Ending the last of the Glass-Steagall restrictions—the 1933 legislation that had separated commercial banking from securities trading and insurance—the Clinton administration allowed Sandy Weill’s Traveler’s Insurance to merge with Citicorp, to create the giant Citigroup. With its mammoth size, the new entity felt it could take on loads of risk, such as making huge loans to questionable high-technology giants like Enron and WorldCom, both of which soon went bankrupt. Then, later in the 2000s, it wrote all manner of securities on subprime mortgage debt, holding quite a bit on its own books. Other financial institutions were doing the same. No one was restricting them.
Regulators had lots of tools to dampen speculation. They could have raised capital requirements, established maximum debt levels for financial firms, and even prohibited some kinds of securities. They surely could have regulated derivatives, in particular forcing their trading and pricing out in the open. Even in conservative economics, the principle that prices should be transparent is held as central. Economists didn’t seem to make much of a stink, either.
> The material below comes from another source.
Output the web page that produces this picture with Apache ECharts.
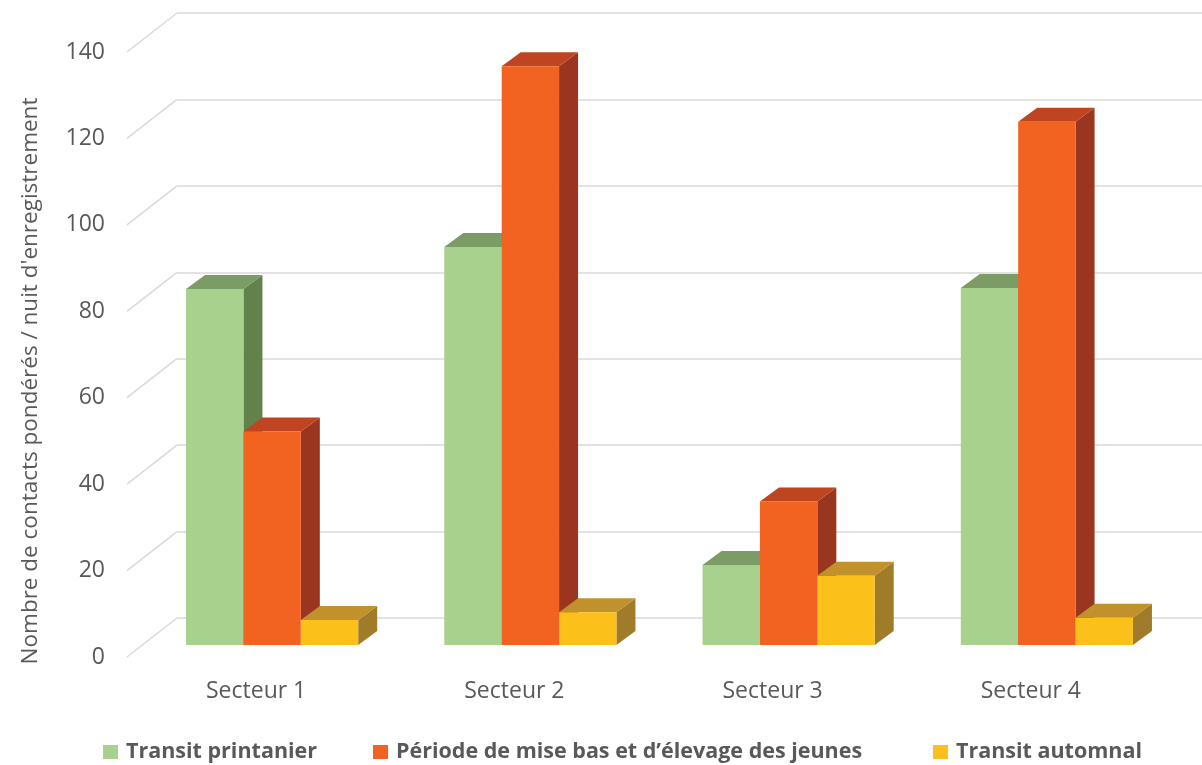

After the shock of the Lehman collapse and the ensuing crisis, the government passed the Dodd-Frank bill. But it shouldn’t take the bankruptcy of millions of savers, workers, and homeowners to get the government to regulate the financial industry. And in fact, even with these reforms and increased vigilance, implementing the new regulations has been slow. This August, Federal regulators shocked eleven major banks when they told them they did not have credible plans for how they would unwind themselves in case of financial failure—the so-called “living wills” required by Dodd-Frank.
What the Lehman story ultimately makes clear is the extent to which the ideologically-driven, laissez-faire approach of the government toward banking regulation was itself a culprit in the crisis. The lax enforcement of Dodd-Frank is already worrying evidence that the painful losses of 2008 are being forgotten. The nation needs regulators who fully understand that financial markets need vigilant supervision—whether or not there is an imminent threat of bank failure.